COLLECTED DATA:

════════

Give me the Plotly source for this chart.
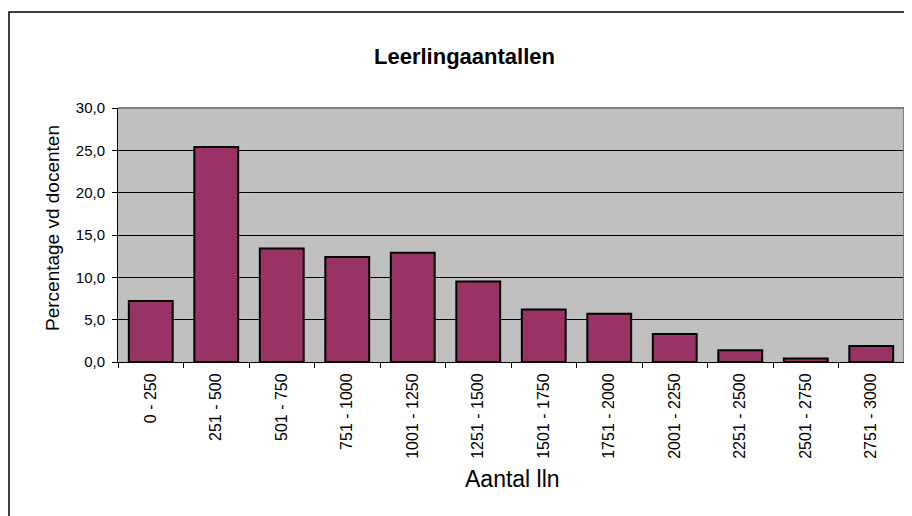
import plotly.graph_objects as go

categories = ["0 - 250", "251 - 500", "501 - 750", "751 - 1000", "1001 - 1250",
              "1251 - 1500", "1501 - 1750", "1751 - 2000", "2001 - 2250",
              "2251 - 2500", "2501 - 2750", "2751 - 3000"]
values = [7.2, 25.4, 13.4, 12.4, 12.9, 9.5, 6.2, 5.7, 3.3, 1.4, 0.4, 1.9]
y_ticks = [0, 5, 10, 15, 20, 25, 30]

# page body has an 8px margin, so the figure starts at screen (8, 8)
OFF = 8
W, H = 912 - OFF, 516 - OFF
L, R, T, B = 118 - OFF, 8, 108 - OFF, 516 - 362
pw, ph = W - L - R, H - T - B

def px(x):  # screen x -> paper
    return (x - OFF - L) / pw

def py(y):  # screen y -> paper
    return (H - B - (y - OFF)) / ph

fig = go.Figure(go.Bar(
    x=categories, y=values,
    marker=dict(color="#993366", line=dict(color="black", width=2)),
    width=0.67,
))

font = "Arial, Liberation Sans, sans-serif"
fig.update_layout(
    width=W, height=H,
    margin=dict(l=L, r=R, t=T, b=B),
    paper_bgcolor="white",
    plot_bgcolor="#C0C0C0",
    separators=",.",
    showlegend=False,
    font=dict(family=font, color="black"),
    xaxis=dict(
        type="category", tickangle=-90, tickfont=dict(size=16),
        showline=True, linecolor="black", linewidth=1,
        ticks="outside", ticklen=5, tickcolor="black", tickson="boundaries",
        ticklabelstandoff=4,
        showgrid=False, range=[-0.5, 11.5],
    ),
    yaxis=dict(
        range=[0, 30], tickvals=y_ticks, tickformat=".1f", tickfont=dict(size=15),
        showline=True, linecolor="black", linewidth=1,
        ticks="outside", ticklen=5, tickcolor="black", ticklabelstandoff=4,
        showgrid=True, gridcolor="black", gridwidth=1, zeroline=False,
    ),
    annotations=[
        dict(text="<b>Leerlingaantallen</b>", x=px(464), y=py(57), xref="paper", yref="paper",
             showarrow=False, font=dict(size=22), xanchor="center", yanchor="middle"),
        dict(text="Aantal lln", x=px(512), y=py(479), xref="paper", yref="paper",
             showarrow=False, font=dict(size=23), xanchor="center", yanchor="middle"),
        dict(text="Percentage vd docenten", x=px(52), y=py(228), xref="paper", yref="paper",
             showarrow=False, font=dict(size=19), textangle=-90, xanchor="center", yanchor="middle"),
    ],
    shapes=[
        dict(type="line", xref="paper", yref="paper", x0=0, x1=1, y0=1, y1=1,
             line=dict(color="#808080", width=2), layer="above"),
        dict(type="line", xref="paper", yref="paper", x0=1, x1=1, y0=0, y1=1,
             line=dict(color="#808080", width=2), layer="above"),
        dict(type="rect", xref="paper", yref="paper", x0=px(9), x1=px(940), y0=py(560), y1=py(12),
             line=dict(color="black", width=1.5), layer="below"),
    ],
)

fig.write_html("out.html")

════════

INSTRUCTION: From the first line above through the line containing "y_ticks = [0, 5, 10, 15, 20, 25, 30]", copy everything exactly, without the pictures.

PROBLEM SOLUTION:
Give me the Plotly source for this chart.
import plotly.graph_objects as go

categories = ["0 - 250", "251 - 500", "501 - 750", "751 - 1000", "1001 - 1250",
              "1251 - 1500", "1501 - 1750", "1751 - 2000", "2001 - 2250",
              "2251 - 2500", "2501 - 2750", "2751 - 3000"]
values = [7.2, 25.4, 13.4, 12.4, 12.9, 9.5, 6.2, 5.7, 3.3, 1.4, 0.4, 1.9]
y_ticks = [0, 5, 10, 15, 20, 25, 30]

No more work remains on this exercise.